In their defence, Narain and Ramakrishna had pleaded that they were not familiar with the technology, an argument the markets regulator did not accept. 

Narain said that though he was the MD and chief executive officer only till March 2013, technology aspects had been delegated to  the Joint  Managing  Director  since  2009 and he had not been personally responsible for ‘day to day operations of the COLO system’. He also said in his submission that the whistleblower complaint came up in 2015 after he had retired in 2013. 

Ramakrishna argued that the new MTBT ( multicast TBT)  architecture and the technology had begun to replace the older system from May 2014 after she took charge as Managing Director and CEO, an indication that she was not beholden to the previous technology. 
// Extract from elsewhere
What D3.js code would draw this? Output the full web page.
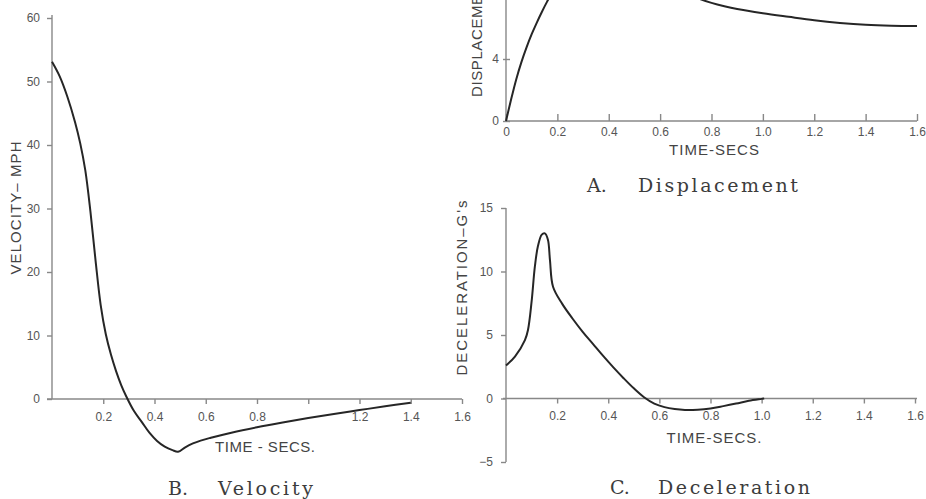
<!DOCTYPE html>
<html>
<head>
<meta charset="utf-8">
<script src="https://cdn.jsdelivr.net/npm/d3@7"></script>
<style>
  html, body { margin: 0; padding: 0; background: #fff; }
  svg { display: block; }
  .tick text { font-family: "Liberation Sans", Arial, sans-serif; font-size: 12px; fill: #555; }
  .tick line, .domain { stroke: #888; stroke-width: 1.4px; }
  .atitle { font-family: "Liberation Sans", Arial, sans-serif; font-size: 15px; fill: #444; }
  .ptitle { font-family: "DejaVu Serif", "Liberation Serif", serif; font-size: 19px; fill: #3c3c3c; }
  .curve { fill: none; stroke: #262626; stroke-width: 2px; stroke-linejoin: round; }
</style>
</head>
<body>
<script>
// ---------- DATA ----------
// B. Velocity (mph vs seconds)
const velTime = [0, 0.03, 0.06, 0.09, 0.11, 0.13, 0.15, 0.17, 0.19, 0.21, 0.23, 0.25, 0.27, 0.29, 0.32, 0.35, 0.38, 0.41, 0.44, 0.47, 0.492, 0.52, 0.55, 0.58, 0.62, 0.7, 0.8, 0.9, 1.0, 1.1, 1.2, 1.3, 1.4];
const velMph  = [53.1, 50.8, 47.6, 43.6, 40.3, 36.0, 29.5, 21.8, 14.8, 10.2, 7.0, 4.4, 2.2, 0.4, -1.9, -3.6, -5.3, -6.6, -7.5, -8.05, -8.3, -7.6, -7.0, -6.55, -6.1, -5.3, -4.45, -3.7, -3.0, -2.35, -1.75, -1.15, -0.6];
const velYTicks = [0, 10, 20, 30, 40, 50, 60];
const velXTicks = [0.2, 0.4, 0.6, 0.8, 1.0, 1.2, 1.4, 1.6];
const velXLabels = ["0.2", "0.4", "0.6", "0.8", "", "1.2", "1.4", "1.6"];

// A. Displacement (ft vs seconds) — upper part is cut off by the page edge
const dispTime = [0, 0.02, 0.04, 0.06, 0.08, 0.1, 0.12, 0.14, 0.16, 0.18, 0.2, 0.25, 0.3, 0.35, 0.4, 0.5, 0.6, 0.7, 0.75, 0.8, 0.85, 0.9, 1.0, 1.1, 1.2, 1.3, 1.4, 1.5, 1.6];
const dispFt   = [0, 1.4, 2.7, 3.8, 4.75, 5.6, 6.35, 7.05, 7.7, 8.3, 8.85, 9.6, 10.0, 10.1, 10.0, 9.6, 9.0, 8.25, 7.9, 7.62, 7.4, 7.22, 6.95, 6.72, 6.5, 6.33, 6.21, 6.15, 6.13];
const dispYTicks = [0, 4];
const dispXTicks = [0, 0.2, 0.4, 0.6, 0.8, 1.0, 1.2, 1.4, 1.6];
const dispXLabels = ["0", "0.2", "0.4", "0.6", "0.8", "1.0", "1.2", "1.4", "1.6"];

// C. Deceleration (G's vs seconds)
const decTime = [0, 0.035, 0.074, 0.086, 0.1, 0.113, 0.125, 0.14, 0.152, 0.164, 0.172, 0.184, 0.22, 0.26, 0.3, 0.34, 0.38, 0.42, 0.46, 0.5, 0.54, 0.58, 0.62, 0.66, 0.7, 0.75, 0.8, 0.85, 0.9, 0.95, 1.0, 1.01];
const decG    = [2.6, 3.3, 4.6, 5.4, 7.6, 10.4, 12.0, 12.9, 13.0, 12.5, 10.9, 8.8, 7.45, 6.3, 5.25, 4.3, 3.35, 2.45, 1.6, 0.8, 0.1, -0.4, -0.68, -0.83, -0.9, -0.88, -0.78, -0.6, -0.4, -0.18, -0.03, 0];
const decYTicks = [-5, 0, 5, 10, 15];
const decXTicks = [0.2, 0.4, 0.6, 0.8, 1.0, 1.2, 1.4, 1.6];
const decXLabels = ["0.2", "0.4", "0.6", "0.8", "1.0", "1.2", "1.4", "1.6"];

// ---------- DRAW ----------
const W = 926, H = 499;
const svg = d3.select("body").append("svg").attr("width", W).attr("height", H);

function lineGen(x, y) {
  return d3.line().x(d => x(d[0])).y(d => y(d[1])).curve(d3.curveCatmullRom.alpha(0.5));
}
function zip(a, b) { return a.map((v, i) => [v, b[i]]); }

function yTitle(text, x, yMid, len) {
  svg.append("text").attr("class", "atitle")
    .attr("transform", `translate(${x},${yMid}) rotate(-90)`)
    .attr("text-anchor", "middle")
    .attr("textLength", len).attr("lengthAdjust", "spacing")
    .text(text);
}
function xTitle(text, xMid, y, len) {
  svg.append("text").attr("class", "atitle")
    .attr("x", xMid).attr("y", y).attr("text-anchor", "middle")
    .attr("textLength", len).attr("lengthAdjust", "spacing")
    .text(text);
}
function pTitle(letter, lx, word, wx, wlen, y) {
  svg.append("text").attr("class", "ptitle").attr("x", lx).attr("y", y).text(letter);
  svg.append("text").attr("class", "ptitle").attr("x", wx).attr("y", y)
    .attr("textLength", wlen).attr("lengthAdjust", "spacing").text(word);
}

// ----- B. Velocity -----
{
  const x = d3.scaleLinear([0, 1.6], [52, 462]);
  const y = d3.scaleLinear([0, 60], [399, 18]);
  const gy = svg.append("g").attr("transform", `translate(${x(0)},0)`)
    .call(d3.axisLeft(y).tickValues(velYTicks).tickSize(5).tickPadding(7).tickSizeOuter(0).tickFormat(d3.format("d")));
  gy.select(".domain").remove();
  svg.append("line").attr("x1", x(0)).attr("x2", x(0)).attr("y1", y(60) - 3).attr("y2", y(0))
    .attr("stroke", "#888").attr("stroke-width", 1.4);
  const gx = svg.append("g").attr("transform", `translate(0,${y(0)})`)
    .call(d3.axisBottom(x).tickValues(velXTicks).tickSize(5).tickPadding(8).tickSizeOuter(0)
      .tickFormat((d, i) => velXLabels[i]));
  gx.select(".domain").remove();
  svg.append("line").attr("x1", x(0) - 5).attr("x2", x(1.6)).attr("y1", y(0)).attr("y2", y(0))
    .attr("stroke", "#888").attr("stroke-width", 1.4);
  svg.append("path").attr("class", "curve").attr("d", lineGen(x, y)(zip(velTime, velMph)));
  yTitle("VELOCITY– MPH", 21, 208, 133);
  xTitle("TIME - SECS.", 265, 452, 100);
  pTitle("B.", 168, "Velocity", 218, 95, 495);
}

// ----- A. Displacement -----
{
  const x = d3.scaleLinear([0, 1.6], [506, 917]);
  const y = d3.scaleLinear([0, 4], [121, 59]);
  const gy = svg.append("g").attr("transform", `translate(${x(0)},0)`)
    .call(d3.axisLeft(y).tickValues(dispYTicks).tickSize(4).tickPadding(3).tickSizeOuter(0).tickFormat(d3.format("d")));
  gy.select(".domain").remove();
  gy.selectAll(".tick line").attr("x2", 4).attr("x1", -3);
  svg.append("line").attr("x1", x(0)).attr("x2", x(0)).attr("y1", y(0)).attr("y2", -5)
    .attr("stroke", "#888").attr("stroke-width", 1.4);
  const gx = svg.append("g").attr("transform", `translate(0,${y(0)})`)
    .call(d3.axisBottom(x).tickValues(dispXTicks).tickSizeInner(-7).tickPadding(6).tickSizeOuter(0)
      .tickFormat((d, i) => dispXLabels[i]));
  gx.select(".domain").remove();
  svg.append("line").attr("x1", x(0)).attr("x2", x(1.6)).attr("y1", y(0)).attr("y2", y(0))
    .attr("stroke", "#888").attr("stroke-width", 1.4);
  svg.append("path").attr("class", "curve").attr("d", lineGen(x, y)(zip(dispTime, dispFt)));
  svg.append("text").attr("class", "atitle")
    .attr("transform", `translate(482,97) rotate(-90)`)
    .attr("text-anchor", "start").style("letter-spacing", "0.6px")
    .text("DISPLACEMENT – FT");
  xTitle("TIME-SECS", 714, 155, 90);
  pTitle("A.", 587, "Displacement", 638, 160, 192);
}

// ----- C. Deceleration -----
{
  const x = d3.scaleLinear([0, 1.6], [506, 915]);
  const y = d3.scaleLinear([-5, 15], [462, 208]);
  const gy = svg.append("g").attr("transform", `translate(${x(0)},0)`)
    .call(d3.axisLeft(y).tickValues(decYTicks).tickSize(5).tickPadding(8).tickSizeOuter(0).tickFormat(d3.format("d")));
  gy.select(".domain").remove();
  svg.append("line").attr("x1", x(0)).attr("x2", x(0)).attr("y1", y(15)).attr("y2", y(-5))
    .attr("stroke", "#888").attr("stroke-width", 1.4);
  const gx = svg.append("g").attr("transform", `translate(0,${y(0)})`)
    .call(d3.axisBottom(x).tickValues(decXTicks).tickSize(5).tickPadding(8).tickSizeOuter(0)
      .tickFormat((d, i) => decXLabels[i]));
  gx.select(".domain").remove();
  svg.append("line").attr("x1", x(0) - 3).attr("x2", x(1.6) + 2).attr("y1", y(0)).attr("y2", y(0))
    .attr("stroke", "#888").attr("stroke-width", 1.4);
  svg.append("path").attr("class", "curve").attr("d", lineGen(x, y)(zip(decTime, decG)));
  yTitle("DECELERATION–G's", 467, 288, 175);
  xTitle("TIME-SECS.", 714, 443, 95);
  pTitle("C.", 610, "Deceleration", 658, 152, 494);
}
</script>
</body>
</html>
“The persons responsible for the introduction and the implementation and the functioning of the TCP/IP TBT Architecture and the COLO Facility did not find anything amiss and raised no concern as regards the same, they would have otherwise no reason to escalate the same to their higher ups,” Ramakrishna argued. 

Pradhan, however, said that as executives held the senior most management positions in the NSE they cannot limit their roles to the non technology issues of the exchange.  

“The MD and CEO of a stock exchange cannot abdicate his/ her responsibility by citing limited knowledge in certain spheres of the business activities,” the order said.